Ah, but again I digress. Back to the celestial nurses. Our family boasts two nurses. My brother, who our father never fails to describe as “a male nurse,” and my nephew’s beautiful wife. They both have the requisite compassion, smarts, and sensitivity for the job, and my brother, a Navy vet, also brings to the table considerable musculature handy for lifting the modern-day 3XL patient.

I was astonished not just by the professional medical care that was delivered – which presumably could in the future mostly be done by robots – but by the human love, patience, and compassion that went with it. Robots need not apply.

We are in a sad era where the healing human touch is frowned upon, even actionable. At least in Alexandria, MN, I can attest that people know better. Elderly patients who may not have been hugged for some time are embraced, patted, even kissed on the head. Needless to say, the nurses exercise the discretion to know when it is welcome and when it may not be. Do you have any idea how happy it made Daddy to have a nurse walk into his room in the morning and say, “Good Morning, Handsome!”? The chances are vanishingly small that in 20 years, he will appear on television with an even more grotesque Gloria Allred, weeping about how demeaned he felt. And not just because in 20 years he would be 113.

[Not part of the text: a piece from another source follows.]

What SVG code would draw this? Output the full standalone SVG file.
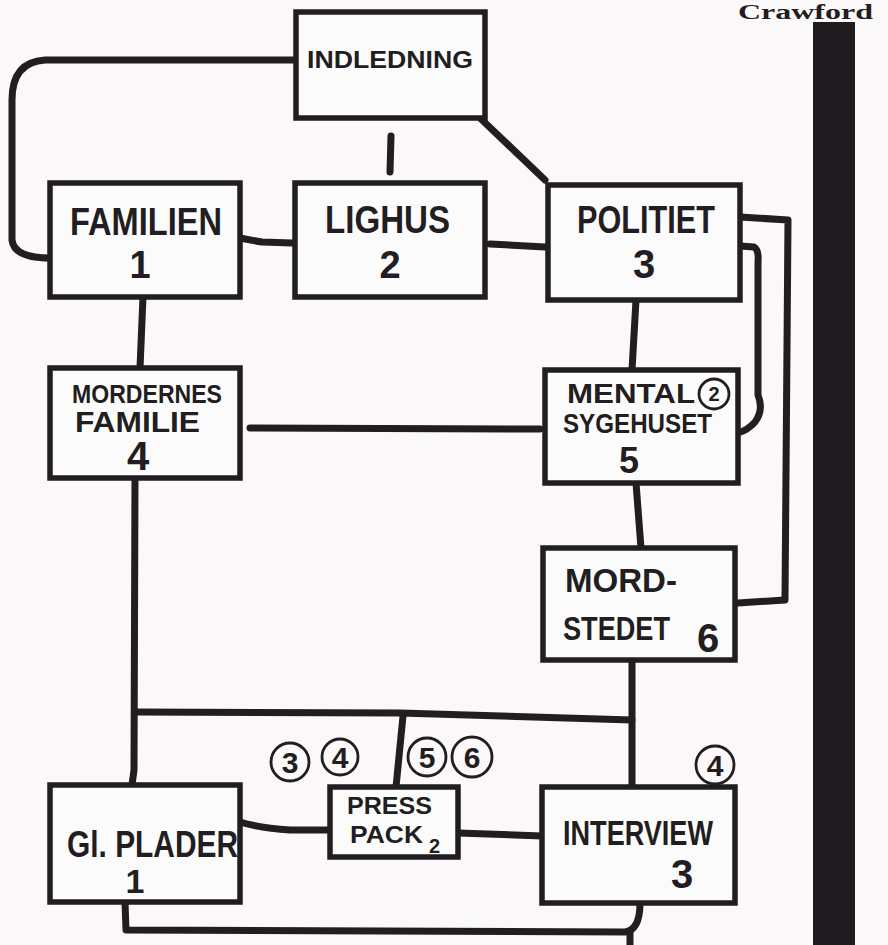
<svg xmlns="http://www.w3.org/2000/svg" width="888" height="945" viewBox="0 0 888 945">
<style>
.box{fill:#fcfbfb;stroke:#211d20;stroke-width:5.5}
.t{font-family:"Liberation Sans",Arial,sans-serif;fill:#211d20;font-weight:bold}
.c{fill:none;stroke:#211d20;stroke-width:7;stroke-linecap:round;stroke-linejoin:round}
.n{fill:none;stroke:#211d20;stroke-width:2.8}
</style>
<rect x="0" y="0" width="888" height="945" fill="#faf8f8"/>
<text x="738" y="19" font-family="Liberation Serif,serif" font-weight="bold" font-size="20" fill="#211d20" textLength="135" lengthAdjust="spacingAndGlyphs">Crawford</text>
<rect x="813" y="22" width="42" height="923" fill="#1f1b1e"/>
<g id="connectors">
<path class="c" d="M296,60 L45,60 Q12,62 12,100 L12,240 Q14,258 50,258"/>
<path class="c" d="M391,136 L390,172"/>
<path class="c" d="M480,118 L545,180"/>
<path class="c" d="M240,238 Q250,240 262,242 L292,243"/>
<path class="c" d="M490,244 L545,247"/>
<path class="c" d="M143,297 L140,368"/>
<path class="c" d="M250,428 L540,429"/>
<path class="c" d="M636,300 L632,370"/>
<path class="c" d="M740,217 L788,220 L785,600 L738,603"/>
<path class="c" d="M740,246 L754,247 Q759,250 758,262 L758,395 Q764,410 755,422 Q748,430 738,433"/>
<path class="c" d="M636,483 L641,548"/>
<path class="c" d="M632,660 L632,787"/>
<path class="c" d="M135,478 L134,770 L132,785"/>
<path class="c" d="M135,712 L400,713 L632,720"/>
<path class="c" d="M403,716 L396,787"/>
<path class="c" d="M240,822 Q260,828 290,830 L330,830"/>
<path class="c" d="M458,833 L542,836"/>
<path class="c" d="M125,902 L126,930 L625,932 Q640,930 640,903"/>
<path class="c" d="M630,932 L630,945"/>
</g>
<g id="indledning">
<rect class="box" x="296" y="12" width="189" height="106"/>
<text class="t" x="307" y="68" font-size="24" textLength="166" lengthAdjust="spacingAndGlyphs">INDLEDNING</text>
</g>
<g id="familien">
<rect class="box" x="50" y="183" width="190" height="114"/>
<text class="t" x="70" y="235" font-size="38" textLength="152" lengthAdjust="spacingAndGlyphs">FAMILIEN</text>
<text class="t" x="140" y="278" font-size="38" text-anchor="middle">1</text>
</g>
<g id="lighus">
<rect class="box" x="295" y="183" width="190" height="114"/>
<text class="t" x="325" y="233" font-size="38" textLength="125" lengthAdjust="spacingAndGlyphs">LIGHUS</text>
<text class="t" x="390" y="278" font-size="38" text-anchor="middle">2</text>
</g>
<g id="politiet">
<rect class="box" x="548" y="185" width="192" height="115"/>
<text class="t" x="577" y="233" font-size="38" textLength="138" lengthAdjust="spacingAndGlyphs">POLITIET</text>
<text class="t" x="644" y="278" font-size="40" text-anchor="middle">3</text>
</g>
<g id="mordernes">
<rect class="box" x="50" y="368" width="190" height="110"/>
<text class="t" x="72" y="403" font-size="25" textLength="150" lengthAdjust="spacingAndGlyphs">MORDERNES</text>
<text class="t" x="75" y="432" font-size="30" textLength="125" lengthAdjust="spacingAndGlyphs">FAMILIE</text>
<text class="t" x="138" y="470" font-size="40" text-anchor="middle">4</text>
</g>
<g id="mental">
<rect class="box" x="545" y="370" width="193" height="113"/>
<text class="t" x="567" y="403" font-size="28" textLength="128" lengthAdjust="spacingAndGlyphs">MENTAL</text>
<circle class="n" cx="714" cy="394" r="15"/>
<text class="t" x="714" y="401" font-size="20" text-anchor="middle">2</text>
<text class="t" x="563" y="433" font-size="28" textLength="149" lengthAdjust="spacingAndGlyphs">SYGEHUSET</text>
<text class="t" x="629" y="473" font-size="36" text-anchor="middle">5</text>
</g>
<g id="mordstedet">
<rect class="box" x="543" y="548" width="192" height="112"/>
<text class="t" x="565" y="592" font-size="33" textLength="112" lengthAdjust="spacingAndGlyphs">MORD-</text>
<text class="t" x="563" y="640" font-size="33" textLength="107" lengthAdjust="spacingAndGlyphs">STEDET</text>
<text class="t" x="708" y="652" font-size="40" text-anchor="middle">6</text>
</g>
<g id="ghplader">
<rect class="box" x="50" y="785" width="190" height="117"/>
<text class="t" x="67" y="857" font-size="36" textLength="171" lengthAdjust="spacingAndGlyphs">Gl. PLADER</text>
<text class="t" x="135" y="893" font-size="34" text-anchor="middle">1</text>
</g>
<g id="presspack">
<rect class="box" x="330" y="787" width="128" height="70"/>
<text class="t" x="347" y="814" font-size="24" textLength="85" lengthAdjust="spacingAndGlyphs">PRESS</text>
<text class="t" x="350" y="843" font-size="24" textLength="73" lengthAdjust="spacingAndGlyphs">PACK</text>
<text class="t" x="429" y="853" font-size="20">2</text>
</g>
<g id="interview">
<rect class="box" x="542" y="787" width="193" height="116"/>
<text class="t" x="563" y="845" font-size="35" textLength="150" lengthAdjust="spacingAndGlyphs">INTERVIEW</text>
<text class="t" x="682" y="888" font-size="40" text-anchor="middle">3</text>
</g>
<g id="markers">
<circle class="n" cx="290" cy="762" r="19"/>
<text class="t" x="290" y="773" font-size="30" text-anchor="middle">3</text>
<circle class="n" cx="340" cy="757" r="18"/>
<text class="t" x="340" y="768" font-size="30" text-anchor="middle">4</text>
<circle class="n" cx="427" cy="757" r="19"/>
<text class="t" x="427" y="768" font-size="30" text-anchor="middle">5</text>
<circle class="n" cx="472" cy="757" r="20"/>
<text class="t" x="472" y="768" font-size="30" text-anchor="middle">6</text>
<circle class="n" cx="715" cy="765" r="19"/>
<text class="t" x="715" y="776" font-size="30" text-anchor="middle">4</text>
</g>
</svg>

At the Care Conference which was held to determine whether Daddy could go back to his Assisted Living place or needed more Rehab to meet his goals, he and I (geezers age 93 and 71, give or take) sat there with five lovely young ladies who could have been our grandchildren and great-grandchildren, and who would decide his fate.

They did determine that he could use more Rehab to make sure he was safe to return to his previous residence. They wanted to be sure he wouldn’t just fall again and have to return to Rehab. My father – remember my reporting his 30/30 on his cognitive test — then suggested that perhaps if he had KNOWN what the actual goals were, he might have had more success in reaching them. Point taken. After an awkward silence reflecting our disappointment in the verdict, one young nurse quietly asked my father, “Jim, do you have anything further to add?”

He looked around the room at this bevy of beauties and said, “Well… I’m single.”